The scourge of piracy and maritime kidnap is not a new phenomenon, it is a continuing global problem causing the most discouragement. With the continued prevalence of these attacks, it’s critical to have strong communications management procedures in place.
Contrary to popular belief, negotiating with the kidnappers is not the greatest communication challenge. Professional negotiators won’t hold the phone for you, but they will offer advice and support on every facet of the complex process: selecting a communicator, deciding on a financial strategy, offering advice on drop-offs and handovers, and countless other decisions that shape the conclusion of the incident.
The real communications challenges lie in the other parts of your stakeholder map. A good stakeholder map will tell you who to communicate with, when to communicate, what they should be told and who is responsible for telling them. In any incident, you may be dealing with port authorities, owners, managers and local agents, but in a kidnap you also need to account for the families of victims, local authorities, international authorities, government representatives, intelligence agencies and of course the media – local, national and international.
Ensuring we communicate properly with all these audiences from the outset is key to success. The most serious consequence of not doing so is putting hostages in unnecessary danger.
So, what can be done to ensure communications functions drive toward a common goal?
Coordinate your messaging: When there are updates to be communicated, make sure that your audience receives the same news, at the same time, with consistent points of contact. Media updates should go to all journalists covering the story at the same time. Family liaison updates should do the same.
Communicate clearly: Leave little room for interpretation or ambiguity. Information is scarce, so be clear with what you do know, and what you don’t know.
Don’t ignore social and digital platforms: Everyone is now a self-publisher. Blogs and social media profiles all have the potential to damage your strategy, monitor them closely from the outset to identify any potential issues early.

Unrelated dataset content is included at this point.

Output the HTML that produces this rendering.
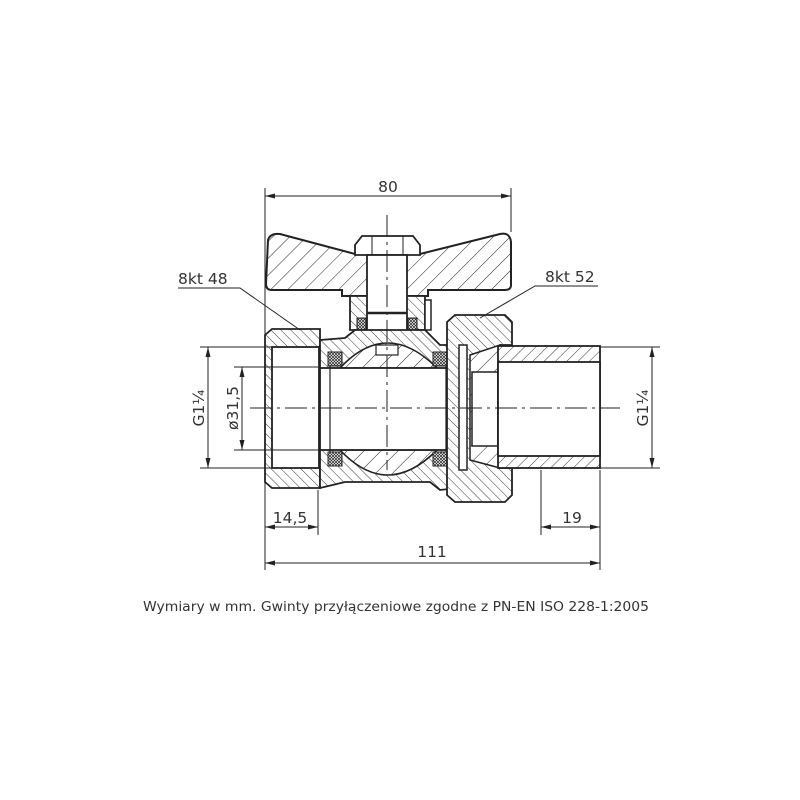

Don’t be afraid of the why?: Inevitably, you will be asked at various points why certain information is not available or cannot be shared. We should not underestimate the importance of the word ‘because’, followed by valid reasoning. Justification arising as the result of frank and honest conversations is necessary and will build trust with all your stakeholders.
Reasoning, rationale and empathy are some of the few tools we have to combat emotional reaction – a lesson we should remember in all our crisis communications practice.